### Required work
What is to be printed is the span of lines starting at the one containing "Rebuild this chart as a component, using" and ending at the one containing "5.5, 1.05, 12.0, 11.3, 6.2];", reproduced exactly with pictures left out.

Plotting code records:
☆ ☆ ☆ ☆ ☆

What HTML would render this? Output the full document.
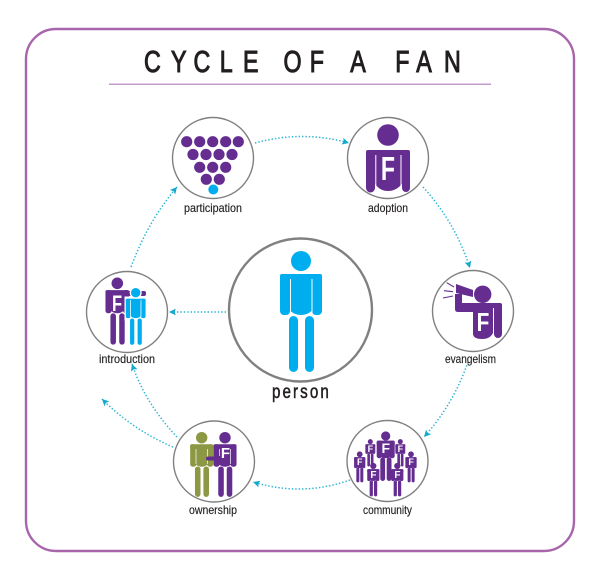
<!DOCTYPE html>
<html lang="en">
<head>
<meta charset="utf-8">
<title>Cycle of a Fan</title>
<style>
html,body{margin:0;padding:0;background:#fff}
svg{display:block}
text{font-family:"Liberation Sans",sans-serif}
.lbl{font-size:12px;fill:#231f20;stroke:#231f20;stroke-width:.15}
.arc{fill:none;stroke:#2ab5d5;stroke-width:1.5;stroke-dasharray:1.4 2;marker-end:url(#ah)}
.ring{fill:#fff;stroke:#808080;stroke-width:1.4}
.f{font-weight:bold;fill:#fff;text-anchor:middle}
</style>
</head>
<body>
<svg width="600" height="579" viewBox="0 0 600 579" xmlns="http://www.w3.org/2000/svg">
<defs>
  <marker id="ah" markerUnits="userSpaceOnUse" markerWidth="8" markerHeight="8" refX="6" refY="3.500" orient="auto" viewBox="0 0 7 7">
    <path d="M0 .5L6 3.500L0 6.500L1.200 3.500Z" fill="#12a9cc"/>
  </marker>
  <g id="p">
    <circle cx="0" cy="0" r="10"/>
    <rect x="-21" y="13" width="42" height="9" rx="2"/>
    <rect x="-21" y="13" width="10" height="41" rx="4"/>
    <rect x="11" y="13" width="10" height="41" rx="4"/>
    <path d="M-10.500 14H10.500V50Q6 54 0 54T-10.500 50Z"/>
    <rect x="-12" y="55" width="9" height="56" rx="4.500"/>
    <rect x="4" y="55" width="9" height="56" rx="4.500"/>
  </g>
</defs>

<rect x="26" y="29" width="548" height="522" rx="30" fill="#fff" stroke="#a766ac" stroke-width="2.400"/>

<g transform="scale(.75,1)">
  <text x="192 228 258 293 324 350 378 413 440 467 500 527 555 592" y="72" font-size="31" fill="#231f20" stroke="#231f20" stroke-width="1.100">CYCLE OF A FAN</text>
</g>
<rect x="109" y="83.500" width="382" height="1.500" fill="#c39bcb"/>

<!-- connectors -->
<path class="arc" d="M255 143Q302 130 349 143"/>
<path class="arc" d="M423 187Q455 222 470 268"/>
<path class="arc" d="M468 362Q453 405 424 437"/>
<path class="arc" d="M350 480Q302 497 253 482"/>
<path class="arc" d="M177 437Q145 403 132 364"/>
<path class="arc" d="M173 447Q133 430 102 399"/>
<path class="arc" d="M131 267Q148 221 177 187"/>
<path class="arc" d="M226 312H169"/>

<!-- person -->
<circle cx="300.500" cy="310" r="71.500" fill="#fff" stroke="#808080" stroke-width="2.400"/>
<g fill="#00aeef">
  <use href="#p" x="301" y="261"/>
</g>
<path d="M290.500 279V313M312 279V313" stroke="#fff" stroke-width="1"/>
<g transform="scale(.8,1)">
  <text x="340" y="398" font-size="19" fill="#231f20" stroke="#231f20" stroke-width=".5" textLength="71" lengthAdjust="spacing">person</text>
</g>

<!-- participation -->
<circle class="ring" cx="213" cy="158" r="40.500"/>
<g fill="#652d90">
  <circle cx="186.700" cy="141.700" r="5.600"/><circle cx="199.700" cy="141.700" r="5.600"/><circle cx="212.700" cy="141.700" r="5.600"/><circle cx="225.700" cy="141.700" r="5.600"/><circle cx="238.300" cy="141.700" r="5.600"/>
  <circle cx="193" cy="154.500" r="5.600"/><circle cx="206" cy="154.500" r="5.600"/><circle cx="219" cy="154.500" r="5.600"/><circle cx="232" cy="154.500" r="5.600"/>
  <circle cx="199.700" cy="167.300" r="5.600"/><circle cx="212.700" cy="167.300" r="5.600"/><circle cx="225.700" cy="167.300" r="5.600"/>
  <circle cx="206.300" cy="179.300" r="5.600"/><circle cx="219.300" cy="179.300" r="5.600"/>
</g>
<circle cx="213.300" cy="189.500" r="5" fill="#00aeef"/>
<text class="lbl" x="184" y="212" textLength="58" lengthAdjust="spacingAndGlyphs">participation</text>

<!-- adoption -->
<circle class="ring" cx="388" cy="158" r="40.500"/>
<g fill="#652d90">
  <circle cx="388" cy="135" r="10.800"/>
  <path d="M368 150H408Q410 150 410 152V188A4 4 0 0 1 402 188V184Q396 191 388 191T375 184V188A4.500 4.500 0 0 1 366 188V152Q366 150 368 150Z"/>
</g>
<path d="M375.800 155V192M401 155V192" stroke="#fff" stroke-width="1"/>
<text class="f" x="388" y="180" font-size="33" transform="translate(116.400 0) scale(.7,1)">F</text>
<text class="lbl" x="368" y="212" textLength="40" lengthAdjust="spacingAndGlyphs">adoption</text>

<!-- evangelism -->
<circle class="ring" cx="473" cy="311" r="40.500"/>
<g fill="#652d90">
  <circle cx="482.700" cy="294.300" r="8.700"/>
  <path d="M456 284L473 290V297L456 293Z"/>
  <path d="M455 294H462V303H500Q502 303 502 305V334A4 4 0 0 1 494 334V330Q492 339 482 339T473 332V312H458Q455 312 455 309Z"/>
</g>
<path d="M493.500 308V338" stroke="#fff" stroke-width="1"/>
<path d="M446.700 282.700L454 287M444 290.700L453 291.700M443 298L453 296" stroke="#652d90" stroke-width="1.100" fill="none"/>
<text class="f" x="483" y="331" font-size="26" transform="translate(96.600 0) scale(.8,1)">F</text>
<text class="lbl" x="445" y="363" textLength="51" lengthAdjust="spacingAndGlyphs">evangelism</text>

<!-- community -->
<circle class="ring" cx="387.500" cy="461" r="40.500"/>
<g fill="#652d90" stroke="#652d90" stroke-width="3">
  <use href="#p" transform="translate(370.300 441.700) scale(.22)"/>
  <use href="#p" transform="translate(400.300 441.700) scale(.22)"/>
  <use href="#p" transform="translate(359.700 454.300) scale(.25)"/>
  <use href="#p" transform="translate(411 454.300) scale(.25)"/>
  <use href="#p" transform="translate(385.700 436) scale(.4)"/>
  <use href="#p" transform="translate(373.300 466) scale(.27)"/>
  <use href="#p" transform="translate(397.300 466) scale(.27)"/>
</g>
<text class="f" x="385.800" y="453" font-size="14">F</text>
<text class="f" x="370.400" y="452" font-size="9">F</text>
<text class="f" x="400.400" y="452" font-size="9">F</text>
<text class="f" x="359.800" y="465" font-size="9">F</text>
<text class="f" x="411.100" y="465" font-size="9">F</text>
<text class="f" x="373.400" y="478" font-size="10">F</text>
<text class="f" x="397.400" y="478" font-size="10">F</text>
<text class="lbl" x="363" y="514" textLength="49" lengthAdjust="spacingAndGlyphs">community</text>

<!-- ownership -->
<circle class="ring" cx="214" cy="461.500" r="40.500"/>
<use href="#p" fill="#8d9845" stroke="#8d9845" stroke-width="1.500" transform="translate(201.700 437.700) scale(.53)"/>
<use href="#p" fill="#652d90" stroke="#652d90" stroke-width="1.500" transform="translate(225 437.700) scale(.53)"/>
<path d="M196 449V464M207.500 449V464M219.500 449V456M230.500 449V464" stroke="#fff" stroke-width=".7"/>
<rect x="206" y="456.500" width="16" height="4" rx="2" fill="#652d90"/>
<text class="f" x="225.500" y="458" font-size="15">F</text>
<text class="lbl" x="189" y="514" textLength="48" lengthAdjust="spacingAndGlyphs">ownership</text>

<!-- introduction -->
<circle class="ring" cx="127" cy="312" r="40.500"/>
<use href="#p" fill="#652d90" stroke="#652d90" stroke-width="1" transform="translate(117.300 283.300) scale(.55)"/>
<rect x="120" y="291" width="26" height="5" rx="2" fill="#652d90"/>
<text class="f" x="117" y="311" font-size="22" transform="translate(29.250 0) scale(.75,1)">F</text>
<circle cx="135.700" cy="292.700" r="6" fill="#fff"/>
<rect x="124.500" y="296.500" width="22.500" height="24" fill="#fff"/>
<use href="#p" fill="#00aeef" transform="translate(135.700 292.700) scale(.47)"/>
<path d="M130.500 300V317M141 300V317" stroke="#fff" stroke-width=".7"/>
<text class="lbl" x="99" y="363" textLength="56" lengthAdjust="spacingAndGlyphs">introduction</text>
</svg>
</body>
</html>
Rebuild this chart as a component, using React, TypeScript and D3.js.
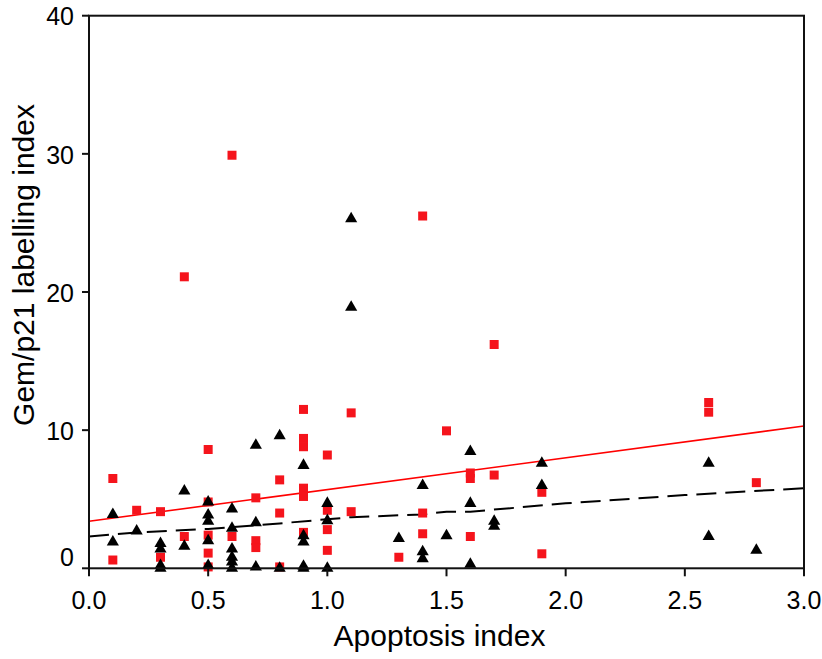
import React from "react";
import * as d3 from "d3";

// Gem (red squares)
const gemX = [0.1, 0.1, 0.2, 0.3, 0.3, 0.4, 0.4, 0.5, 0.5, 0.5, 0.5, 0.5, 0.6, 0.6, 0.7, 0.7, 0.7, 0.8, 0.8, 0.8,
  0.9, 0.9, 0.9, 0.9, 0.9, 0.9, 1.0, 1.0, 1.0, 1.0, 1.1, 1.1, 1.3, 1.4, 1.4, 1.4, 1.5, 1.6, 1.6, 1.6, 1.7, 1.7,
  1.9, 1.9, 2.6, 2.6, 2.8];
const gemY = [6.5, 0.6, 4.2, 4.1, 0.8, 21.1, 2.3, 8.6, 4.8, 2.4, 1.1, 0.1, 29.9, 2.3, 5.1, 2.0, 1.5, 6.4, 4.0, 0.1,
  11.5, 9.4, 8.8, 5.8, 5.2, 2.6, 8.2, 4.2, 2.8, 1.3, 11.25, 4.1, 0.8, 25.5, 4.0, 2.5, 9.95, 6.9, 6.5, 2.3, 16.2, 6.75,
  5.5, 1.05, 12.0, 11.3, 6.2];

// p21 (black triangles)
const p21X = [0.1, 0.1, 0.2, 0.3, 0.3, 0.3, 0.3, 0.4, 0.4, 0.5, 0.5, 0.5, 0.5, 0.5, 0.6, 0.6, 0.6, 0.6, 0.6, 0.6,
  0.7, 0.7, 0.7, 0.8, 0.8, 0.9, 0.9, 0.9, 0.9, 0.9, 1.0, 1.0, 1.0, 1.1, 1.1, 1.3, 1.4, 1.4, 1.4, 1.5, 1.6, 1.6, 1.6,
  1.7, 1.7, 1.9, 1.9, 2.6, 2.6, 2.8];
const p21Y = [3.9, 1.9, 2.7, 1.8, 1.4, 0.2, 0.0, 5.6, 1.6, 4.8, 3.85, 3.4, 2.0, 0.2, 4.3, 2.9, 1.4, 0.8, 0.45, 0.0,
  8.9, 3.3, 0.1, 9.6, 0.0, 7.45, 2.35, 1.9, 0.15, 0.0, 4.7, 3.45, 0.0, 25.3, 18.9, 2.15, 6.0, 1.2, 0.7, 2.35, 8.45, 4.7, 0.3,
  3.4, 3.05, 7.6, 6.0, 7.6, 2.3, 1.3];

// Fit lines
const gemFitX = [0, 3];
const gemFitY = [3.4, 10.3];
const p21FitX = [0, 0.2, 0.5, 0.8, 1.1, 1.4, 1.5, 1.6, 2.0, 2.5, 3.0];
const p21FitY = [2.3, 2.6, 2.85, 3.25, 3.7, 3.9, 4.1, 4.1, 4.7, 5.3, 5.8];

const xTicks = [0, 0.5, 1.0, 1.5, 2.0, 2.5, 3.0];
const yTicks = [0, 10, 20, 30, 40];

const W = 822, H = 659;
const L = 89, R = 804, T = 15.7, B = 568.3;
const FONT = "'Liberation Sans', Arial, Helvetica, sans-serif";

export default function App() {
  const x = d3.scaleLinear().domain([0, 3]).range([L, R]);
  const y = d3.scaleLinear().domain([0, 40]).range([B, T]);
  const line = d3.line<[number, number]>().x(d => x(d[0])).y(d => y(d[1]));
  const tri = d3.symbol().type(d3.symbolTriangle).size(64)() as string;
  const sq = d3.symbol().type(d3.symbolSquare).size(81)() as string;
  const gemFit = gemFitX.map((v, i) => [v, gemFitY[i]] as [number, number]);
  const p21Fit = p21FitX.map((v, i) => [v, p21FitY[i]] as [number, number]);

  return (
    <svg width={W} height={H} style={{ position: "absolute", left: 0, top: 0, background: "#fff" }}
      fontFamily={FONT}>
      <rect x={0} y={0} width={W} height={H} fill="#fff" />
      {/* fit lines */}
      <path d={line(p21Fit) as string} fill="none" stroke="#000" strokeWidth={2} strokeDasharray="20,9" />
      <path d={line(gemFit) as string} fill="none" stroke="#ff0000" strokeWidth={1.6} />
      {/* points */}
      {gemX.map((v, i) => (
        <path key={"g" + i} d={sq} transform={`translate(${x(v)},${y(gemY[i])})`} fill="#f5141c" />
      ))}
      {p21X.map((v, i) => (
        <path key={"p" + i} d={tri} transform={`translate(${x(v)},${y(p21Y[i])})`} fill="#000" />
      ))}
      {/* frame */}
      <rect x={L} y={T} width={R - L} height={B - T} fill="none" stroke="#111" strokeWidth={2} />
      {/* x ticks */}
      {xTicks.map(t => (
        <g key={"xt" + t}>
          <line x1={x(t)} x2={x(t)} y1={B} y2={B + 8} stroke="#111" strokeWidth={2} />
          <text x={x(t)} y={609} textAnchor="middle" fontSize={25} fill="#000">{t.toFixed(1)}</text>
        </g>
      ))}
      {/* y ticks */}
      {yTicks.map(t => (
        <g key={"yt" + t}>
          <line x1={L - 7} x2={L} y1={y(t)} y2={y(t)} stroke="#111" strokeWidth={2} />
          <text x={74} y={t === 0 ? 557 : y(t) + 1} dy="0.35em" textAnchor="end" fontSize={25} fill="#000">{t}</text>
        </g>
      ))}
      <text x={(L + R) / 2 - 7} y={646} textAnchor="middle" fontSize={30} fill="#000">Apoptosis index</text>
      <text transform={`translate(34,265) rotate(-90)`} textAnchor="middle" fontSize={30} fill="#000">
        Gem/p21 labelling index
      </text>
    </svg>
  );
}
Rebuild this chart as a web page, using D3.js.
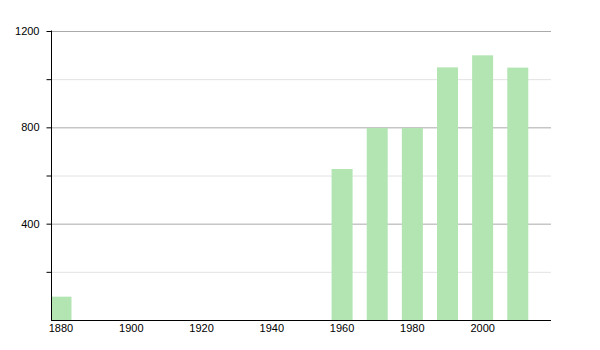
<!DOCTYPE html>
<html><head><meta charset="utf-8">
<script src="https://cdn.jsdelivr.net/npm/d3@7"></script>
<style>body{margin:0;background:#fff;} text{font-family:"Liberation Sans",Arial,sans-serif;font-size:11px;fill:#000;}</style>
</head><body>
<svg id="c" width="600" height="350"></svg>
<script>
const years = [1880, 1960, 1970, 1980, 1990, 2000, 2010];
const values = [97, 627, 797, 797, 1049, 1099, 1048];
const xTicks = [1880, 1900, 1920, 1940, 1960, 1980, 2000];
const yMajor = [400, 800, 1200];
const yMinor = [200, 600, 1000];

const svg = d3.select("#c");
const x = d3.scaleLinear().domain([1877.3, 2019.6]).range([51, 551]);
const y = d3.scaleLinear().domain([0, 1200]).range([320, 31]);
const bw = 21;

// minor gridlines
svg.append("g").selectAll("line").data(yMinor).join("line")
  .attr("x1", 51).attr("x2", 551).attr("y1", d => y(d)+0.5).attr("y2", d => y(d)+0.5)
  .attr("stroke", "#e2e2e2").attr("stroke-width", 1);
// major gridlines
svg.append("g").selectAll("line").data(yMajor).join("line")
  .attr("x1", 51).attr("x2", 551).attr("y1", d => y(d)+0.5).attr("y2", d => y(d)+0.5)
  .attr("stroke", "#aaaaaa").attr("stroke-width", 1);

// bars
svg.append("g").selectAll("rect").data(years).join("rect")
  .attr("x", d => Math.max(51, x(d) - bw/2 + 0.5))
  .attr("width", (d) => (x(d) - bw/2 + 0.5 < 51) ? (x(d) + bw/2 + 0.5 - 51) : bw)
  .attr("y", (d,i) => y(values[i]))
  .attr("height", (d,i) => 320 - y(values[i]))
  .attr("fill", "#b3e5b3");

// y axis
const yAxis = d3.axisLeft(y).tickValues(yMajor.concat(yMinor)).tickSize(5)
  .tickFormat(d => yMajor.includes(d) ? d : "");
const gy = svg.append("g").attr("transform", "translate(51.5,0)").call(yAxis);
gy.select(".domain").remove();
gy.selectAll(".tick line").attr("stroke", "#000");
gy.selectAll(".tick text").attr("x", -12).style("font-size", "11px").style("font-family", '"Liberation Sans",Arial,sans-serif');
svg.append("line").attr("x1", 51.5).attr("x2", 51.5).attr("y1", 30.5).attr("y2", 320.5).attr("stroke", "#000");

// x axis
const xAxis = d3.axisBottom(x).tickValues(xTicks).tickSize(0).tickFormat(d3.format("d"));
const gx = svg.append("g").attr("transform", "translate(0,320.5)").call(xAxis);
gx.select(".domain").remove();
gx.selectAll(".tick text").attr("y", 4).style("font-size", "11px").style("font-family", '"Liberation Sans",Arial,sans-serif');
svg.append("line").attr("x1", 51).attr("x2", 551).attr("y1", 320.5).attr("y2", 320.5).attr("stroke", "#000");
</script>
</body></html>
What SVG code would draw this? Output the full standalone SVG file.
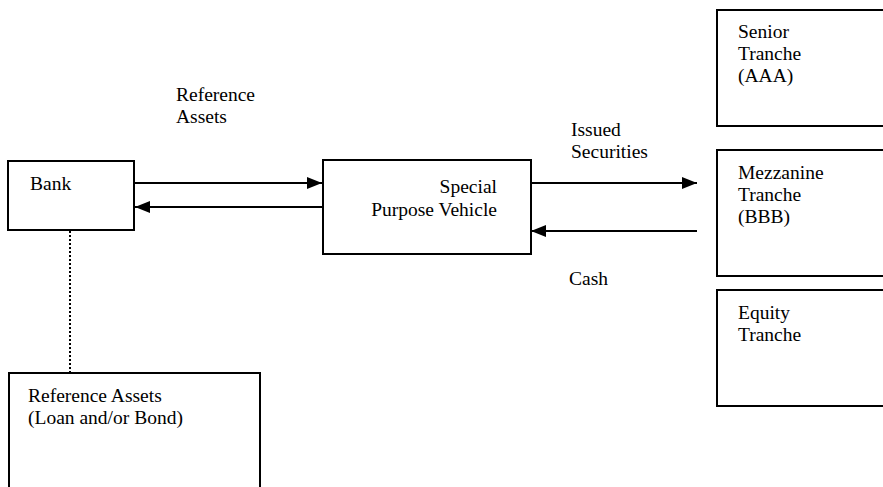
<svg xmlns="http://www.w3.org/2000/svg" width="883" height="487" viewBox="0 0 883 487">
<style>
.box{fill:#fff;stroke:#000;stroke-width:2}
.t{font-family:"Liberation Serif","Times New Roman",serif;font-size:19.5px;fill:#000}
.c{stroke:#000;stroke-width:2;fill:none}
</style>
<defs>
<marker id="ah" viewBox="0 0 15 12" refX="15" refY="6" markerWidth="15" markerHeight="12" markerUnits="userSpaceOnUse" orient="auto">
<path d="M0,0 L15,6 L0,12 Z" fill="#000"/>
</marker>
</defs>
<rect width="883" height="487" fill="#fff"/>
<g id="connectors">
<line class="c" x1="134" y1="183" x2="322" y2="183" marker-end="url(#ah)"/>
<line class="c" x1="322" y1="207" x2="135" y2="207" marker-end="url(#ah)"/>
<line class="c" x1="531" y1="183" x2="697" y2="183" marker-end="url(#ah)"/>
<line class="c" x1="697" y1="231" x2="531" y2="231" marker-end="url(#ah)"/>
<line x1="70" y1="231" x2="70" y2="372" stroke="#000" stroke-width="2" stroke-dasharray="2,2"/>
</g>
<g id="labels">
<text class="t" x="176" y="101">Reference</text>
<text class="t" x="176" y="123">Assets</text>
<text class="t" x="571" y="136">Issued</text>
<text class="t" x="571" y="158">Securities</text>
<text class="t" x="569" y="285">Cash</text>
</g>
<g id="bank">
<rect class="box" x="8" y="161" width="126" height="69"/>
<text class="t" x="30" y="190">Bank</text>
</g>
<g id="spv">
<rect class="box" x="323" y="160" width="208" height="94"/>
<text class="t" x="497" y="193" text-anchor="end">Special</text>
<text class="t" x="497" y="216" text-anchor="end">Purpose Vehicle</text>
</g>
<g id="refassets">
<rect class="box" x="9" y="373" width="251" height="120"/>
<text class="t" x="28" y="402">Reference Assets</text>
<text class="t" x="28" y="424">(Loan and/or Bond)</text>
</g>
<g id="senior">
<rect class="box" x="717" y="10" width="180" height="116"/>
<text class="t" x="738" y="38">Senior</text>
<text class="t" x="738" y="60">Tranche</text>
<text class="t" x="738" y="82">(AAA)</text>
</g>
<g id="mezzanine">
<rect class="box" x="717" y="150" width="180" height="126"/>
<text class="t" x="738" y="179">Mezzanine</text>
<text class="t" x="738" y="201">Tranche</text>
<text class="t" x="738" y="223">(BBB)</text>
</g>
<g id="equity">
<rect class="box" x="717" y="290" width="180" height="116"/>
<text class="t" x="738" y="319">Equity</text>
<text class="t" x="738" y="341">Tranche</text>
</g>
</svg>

☆ ☆ ☆ ☆ ☆

### Task solution
Rebuild this chart as a component, using React, TypeScript and D3.js.
import React from "react";
import * as d3 from "d3";

// Gem (red squares)
const gemX = [0.1, 0.1, 0.2, 0.3, 0.3, 0.4, 0.4, 0.5, 0.5, 0.5, 0.5, 0.5, 0.6, 0.6, 0.7, 0.7, 0.7, 0.8, 0.8, 0.8,
  0.9, 0.9, 0.9, 0.9, 0.9, 0.9, 1.0, 1.0, 1.0, 1.0, 1.1, 1.1, 1.3, 1.4, 1.4, 1.4, 1.5, 1.6, 1.6, 1.6, 1.7, 1.7,
  1.9, 1.9, 2.6, 2.6, 2.8];
const gemY = [6.5, 0.6, 4.2, 4.1, 0.8, 21.1, 2.3, 8.6, 4.8, 2.4, 1.1, 0.1, 29.9, 2.3, 5.1, 2.0, 1.5, 6.4, 4.0, 0.1,
  11.5, 9.4, 8.8, 5.8, 5.2, 2.6, 8.2, 4.2, 2.8, 1.3, 11.25, 4.1, 0.8, 25.5, 4.0, 2.5, 9.95, 6.9, 6.5, 2.3, 16.2, 6.75,
  5.5, 1.05, 12.0, 11.3, 6.2];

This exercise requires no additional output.